UPDATE: Another emailer makes the kind of logic-and-language point I love: “How can anyone be ‘unapologetically crypto-fascist’? Doesn’t ‘crypto-‘ mean ‘hidden’?” Well, the original emailer only wanted “a certain level of rationalism.”

ANOTHER EMAILER: That second emailer also wrote that on his blog.

A VIEW FROM THE GROUND IN NEW HAMPSHIRE. A Dartmouth student is live-blogging the election in a key battleground. Not unlike the scene here in Madison.

YET ANOTHER NYT PIECE ABOUT BLOGGERS AND POLITICS. I guess we’re going to be getting a lot more of these articles, as the history of the election is written. Mainstream newspapers all seem to say the same thing, to start over in the same place every time, and to repeat the same boilerplate. “Web logs, or blogs …” … oh, no, here we go again! They’ve come into their own this political season, they are intensely partisan, they’re good for fact-checking, etc. How about some new angles? I’d like to see some articles about blogs that are not tied to a particular political agenda but that are surprising, full of variety, and fun to read.

IS THIS A NEWSPAPER TALKING ABOUT BLOGS, or a blogger talking about newspapers: “Despite their partisan nature, they became a source of information for many political aficionados”?

D0N’T MISS THE BLOGGERS ON THE NYT OP-ED PAGE. They asked us what we thought was “the most important event or moment of the campaign” and we made stuff up.

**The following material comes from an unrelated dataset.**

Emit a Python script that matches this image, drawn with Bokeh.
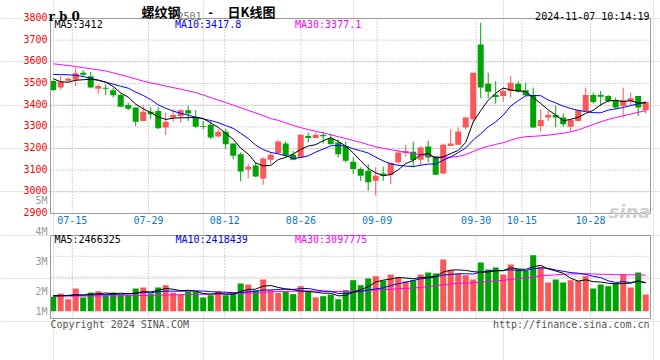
from bokeh.plotting import figure
from bokeh.models import Range1d, Label
from bokeh.embed import file_html
from bokeh.resources import INLINE

dates = ["07-10","07-11","07-12","07-15","07-16","07-17","07-18","07-19","07-22","07-23",
         "07-24","07-25","07-26","07-29","07-30","07-31","08-01","08-02","08-05","08-06",
         "08-07","08-08","08-09","08-12","08-13","08-14","08-15","08-16","08-19","08-20",
         "08-21","08-22","08-23","08-26","08-27","08-28","08-29","08-30","09-02","09-03",
         "09-04","09-05","09-06","09-09","09-10","09-11","09-12","09-13","09-18","09-19",
         "09-20","09-23","09-24","09-25","09-26","09-27","09-30","10-08","10-09","10-10",
         "10-11","10-14","10-15","10-16","10-17","10-18","10-21","10-22","10-23","10-24",
         "10-25","10-28","10-29","10-30","10-31","11-01","11-04","11-05","11-06","11-07"]

opens = [3511,3481,3513,3517,3550,3534,3476,3479,3469,3447,
         3401,3389,3327,3370,3373,3297,3343,3349,3377,3346,
         3303,3309,3255,3277,3223,3174,3103,3122,3062,3148,
         3179,3223,3171,3159,3258,3248,3262,3246,3228,3212,
         3139,3105,3097,3051,3085,3078,3136,3179,3185,3148,
         3209,3162,3085,3212,3217,3297,3335,3680,3499,3447,
         3442,3465,3499,3469,3447,3304,3343,3355,3343,3300,
         3327,3373,3447,3447,3442,3423,3396,3419,3442,3377]
highs = [3515,3534,3528,3573,3561,3553,3496,3496,3481,3452,
         3412,3389,3401,3389,3392,3366,3381,3381,3396,3377,
         3327,3327,3289,3289,3223,3182,3131,3136,3159,3182,
         3239,3232,3189,3266,3274,3274,3278,3269,3243,3232,
         3159,3113,3128,3113,3116,3136,3193,3217,3231,3212,
         3235,3166,3223,3289,3297,3346,3550,3780,3550,3511,
         3481,3534,3511,3504,3481,3381,3373,3396,3361,3335,
         3381,3481,3458,3465,3447,3435,3481,3458,3442,3419]
lows = [3465,3471,3508,3488,3530,3481,3453,3447,3435,3393,
        3377,3304,3327,3335,3289,3263,3324,3320,3327,3294,
        3289,3243,3251,3200,3151,3048,3062,3068,3033,3128,
        3174,3159,3145,3159,3228,3248,3223,3220,3159,3136,
        3082,3050,3005,2983,3051,3036,3128,3163,3113,3120,
        3136,3079,3080,3212,3217,3289,3320,3432,3432,3407,
        3416,3435,3458,3442,3297,3278,3327,3297,3301,3281,
        3324,3373,3407,3396,3412,3381,3343,3396,3350,3361]
closes = [3470,3508,3522,3547,3540,3481,3488,3476,3446,3393,
          3384,3324,3370,3358,3294,3324,3355,3377,3361,3300,
          3300,3251,3277,3220,3166,3094,3116,3071,3154,3171,
          3232,3166,3148,3263,3248,3263,3257,3220,3174,3143,
          3105,3074,3044,3074,3074,3133,3182,3189,3147,3205,
          3159,3079,3217,3223,3278,3343,3550,3481,3462,3438,
          3465,3504,3462,3446,3297,3332,3355,3343,3312,3331,
          3377,3447,3415,3439,3419,3389,3423,3432,3389,3415]
volumes = [1236000,1519000,1030000,1948000,1176000,1605000,1717000,1373000,1605000,1433000,
           1373000,1948000,2034000,1519000,2034000,2232000,1579000,1459000,1665000,1665000,
           1176000,1373000,1717000,1373000,1605000,2378000,2292000,1803000,2721000,1803000,
           1579000,1665000,1459000,2146000,1665000,1176000,1288000,1433000,1030000,1803000,
           2661000,2232000,2807000,3004000,2609000,3150000,2893000,2575000,2661000,3150000,
           3322000,3236000,4438000,3494000,3236000,3090000,2721000,4180000,3579000,3751000,
           3150000,4009000,3605000,3468000,4807000,3811000,2464000,2721000,2464000,2661000,
           2609000,3004000,1948000,2292000,2146000,2378000,3150000,2034000,3322000,1433000]

ma5_head = [3522, 3508, 3506, 3515]
ma10_head = [3542, 3541, 3540, 3538, 3532, 3524, 3515, 3506, 3497]
ma30_head = [3591, 3587, 3583, 3578, 3573, 3568, 3563, 3558, 3549, 3540,
             3531, 3521, 3511, 3503, 3496, 3488, 3481, 3474, 3466, 3458,
             3447, 3435, 3423, 3412, 3400, 3388, 3376, 3364, 3352]
vma5_head = [1300000, 1320000, 1350000, 1420000]
vma10_head = [1340000, 1345000, 1350000, 1370000, 1385000, 1400000, 1420000, 1430000, 1450000]
vma30_head = [1290000, 1290000, 1295000, 1300000, 1300000, 1305000, 1310000, 1310000, 1315000, 1320000,
              1330000, 1340000, 1350000, 1360000, 1375000, 1390000, 1400000, 1410000, 1425000, 1440000,
              1450000, 1460000, 1475000, 1490000, 1505000, 1525000, 1545000, 1565000, 1590000]

tick_dates = ["07-15", "07-29", "08-12", "08-26", "09-09", "09-30", "10-15", "10-28"]
price_ticks = [2900, 3000, 3100, 3200, 3300, 3400, 3500, 3600, 3700, 3800]
vol_labels = ["5M", "4M", "3M", "2M", "1M"]
ma_price_text = ["MA5:3412", "MA10:3417.8", "MA30:3377.1"]
ma_vol_text = ["MA5:2466325", "MA10:2418439", "MA30:3097775"]


def moving_average(vals, n, head):
    out = []
    for i in range(len(vals)):
        if i < n - 1:
            out.append(head[i])
        else:
            out.append(sum(vals[i - n + 1:i + 1]) / n)
    return out


# ---------------- geometry (page pixels) ----------------
W, H = 660, 360
PANEL_L, PANEL_R = 50, 650
PRICE_T, PRICE_B = 18, 213
VOL_T, VOL_B = 235, 318
x_lo, x_hi = -0.36, len(dates) - 0.36
p_lo, p_hi = price_ticks[0], price_ticks[-1]
v_lo, v_hi = -627000, 6498000

xppu = (PANEL_R - PANEL_L) / (x_hi - x_lo)          # px per bar slot
pupp = (p_hi - p_lo) / (PRICE_B - PRICE_T)          # price per px
vupp = (v_hi - v_lo) / (VOL_B - VOL_T)              # volume per px
x_start = x_lo - PANEL_L / xppu
x_end = x_hi + (W - PANEL_R) / xppu
y_start = p_lo - (H - PRICE_B) * pupp
y_end = p_hi + PRICE_T * pupp
vy_start = v_lo - (H - VOL_B) * vupp
vy_end = v_hi + VOL_T * vupp


def gx(X):
    return x_start + X / xppu


def gy(Y):
    return y_end - Y * pupp


UP = "#fa5858"
DOWN = "#00a400"
GRID = "#aaaaaa"
BORDER = "#999999"
MONO = "DejaVu Sans Mono"

xs = list(range(len(dates)))
colors = [UP if c > o else DOWN for o, c in zip(opens, closes)]
body_lo = [min(o, c) for o, c in zip(opens, closes)]
body_hi = [max(max(o, c), min(o, c) + 4) for o, c in zip(opens, closes)]
grid_step = 1.016  # Sina's date grid drifts slightly against the bar slots
grid_x = [dates.index(d) * grid_step - 0.5 for d in tick_dates]

p = figure(width=W, height=H, x_range=Range1d(x_start, x_end), y_range=Range1d(y_start, y_end),
           output_backend="svg", toolbar_location=None, x_axis_location=None,
           y_axis_location=None, min_border=0, title=None)
p.extra_y_ranges = {"vol": Range1d(vy_start, vy_end)}
p.outline_line_color = None
p.background_fill_color = "white"
p.border_fill_color = "white"

# ---- grids ----
inner = price_ticks[1:-1]
p.segment(x0=[x_lo] * len(inner), y0=inner, x1=[x_hi] * len(inner), y1=inner,
          line_color=GRID, line_dash="1 2", line_width=1)
p.segment(x0=grid_x, y0=[p_lo] * len(grid_x), x1=grid_x, y1=[p_hi] * len(grid_x),
          line_color=GRID, line_dash="1 2", line_width=1)
vgrid = [v_lo + k * (v_hi - v_lo) / 4 for k in (1, 2, 3)]
p.segment(x0=[x_lo] * 3, y0=vgrid, x1=[x_hi] * 3, y1=vgrid, y_range_name="vol",
          line_color=GRID, line_dash="1 2", line_width=1)
p.segment(x0=grid_x, y0=[v_lo] * len(grid_x), x1=grid_x, y1=[v_hi] * len(grid_x),
          y_range_name="vol", line_color=GRID, line_dash="1 2", line_width=1)

# ---- candles ----
p.segment(x0=xs, y0=lows, x1=xs, y1=highs, color=colors, line_width=1)
p.vbar(x=xs, width=0.8, bottom=body_lo, top=body_hi, fill_color=colors, line_color=None)
p.line(xs, moving_average(closes, 30, ma30_head), color="#ff00ff", line_width=1)
p.line(xs, moving_average(closes, 10, ma10_head), color="#0000ff", line_width=1)
p.line(xs, moving_average(closes, 5, ma5_head), color="#000000", line_width=1)

# ---- volume ----
p.vbar(x=xs, width=0.8, bottom=0, top=volumes, fill_color=colors, line_color=None,
       y_range_name="vol")
p.line(xs, moving_average(volumes, 30, vma30_head), color="#ff00ff", line_width=1, y_range_name="vol")
p.line(xs, moving_average(volumes, 10, vma10_head), color="#0000ff", line_width=1, y_range_name="vol")
p.line(xs, moving_average(volumes, 5, vma5_head), color="#000000", line_width=1, y_range_name="vol")

# ---- panel borders ----
p.quad(left=x_lo, right=x_hi, bottom=p_lo, top=p_hi, fill_color=None, line_color=BORDER, line_width=1)
p.quad(left=x_lo, right=x_hi, bottom=v_lo, top=v_hi, fill_color=None, line_color=BORDER,
       line_width=1, y_range_name="vol")


def lab(text, x, y, color="black", size="10px", font=MONO, align="left",
        baseline="middle", style="normal"):
    p.add_layout(Label(x=x, y=y, text=text, text_color=color, text_font_size=size,
                       text_font=font, text_align=align, text_baseline=baseline,
                       text_font_style=style))


# price axis labels (slightly above their grid lines, as on Sina)
for t in price_ticks:
    lab(str(t), gx(47), t + 1.5 * pupp, color="#ff0000", align="right")
# date labels
for d, g in zip(tick_dates, grid_x):
    lab(d, g, gy(219.5), color="#0a78c8", align="center")

lab("r b 0", gx(48), gy(16), size="12px", font="DejaVu Serif", style="bold", baseline="alphabetic")
lab("螺纹钢", gx(141), gy(11), size="13px", font="Noto Sans CJK SC", style="bold")
lab("2501", gx(177), gy(15.5), color="#777777", baseline="alphabetic")
lab("-", gx(210), gy(11), size="11px", align="center", style="bold")
lab("日K线图", gx(227), gy(11), size="13px", font="Noto Sans CJK SC", style="bold")
lab("2024-11-07 10:14:19", gx(649), gy(15.5), align="right", baseline="alphabetic")

lab(ma_price_text[0], gx(54), gy(24), color="#000000")
lab(ma_price_text[1], gx(174.5), gy(24), color="#0000ff")
lab(ma_price_text[2], gx(294.5), gy(24), color="#ff00ff")
lab(ma_vol_text[0], gx(54), gy(238.5), color="#000000")
lab(ma_vol_text[1], gx(175), gy(238.5), color="#0000ff")
lab(ma_vol_text[2], gx(294.5), gy(238.5), color="#ff00ff")

for t, Y in zip(vol_labels, (200, 231, 261, 291, 311)):
    lab(t, gx(47), gy(Y), color="#999999", align="right")

lab("sina", gx(650), gy(211), color="#cfcfcf", size="18px", font="DejaVu Sans",
    align="right", baseline="alphabetic", style="bold italic")
lab("Copyright 2024 SINA.COM", gx(50), gy(324), color="#555555")
lab("http://finance.sina.com.cn", gx(649), gy(324), color="#555555", align="right")

open("out.html", "w").write(file_html(p, INLINE))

UPDATE: Let me add a crushingly leaden update. “[W]e made stuff up” was a joke — a snark, as it were — tweaking MSM for thinking bloggers are unreliable. So please no more email scolding me for lying in the NYT and for “never giving Kerry a chance.” Try reading my blog. You can trace the story of my contemplating the two candidates. The record is there, time-stamped on my blog. Jeez!

A BLOGGISH REPORT ON BUSH AND KERRY IN MILWAUKEE TODAY. Stand in the Trenches almost made it to the big Bush rally in Milwaukee, but then her son threw up in the car and she had to go home. But she writes that she had a cool discussion about politics in the car on the drive over. And she got to listen to the radio reports:

[A] radio news report at noon said that there were over 11,000 people at the Bush rally. Immediately after that report, they went to a reporter at the outdoor rally for Kerry, where Bon Jovi was going to perform before Kerry’s appearance. The reporter said, and this is a direct quote, “There are literally hundreds of people here in this two-block area.” Now, it’s true, it was drizzly, and it was an outdoor rally… but “hundreds” of people is all he could manage, even with Bon Jovi? Wow.

UPDATE: Another emailer writes:

I was in Milwaukee this weekend, and I noticed a distinct lack of Bush volunteers on every corner inviting people to Bush’s rally today–but every corner up and down Wisconsin and Wells featured one or more Kerry volunteer with information.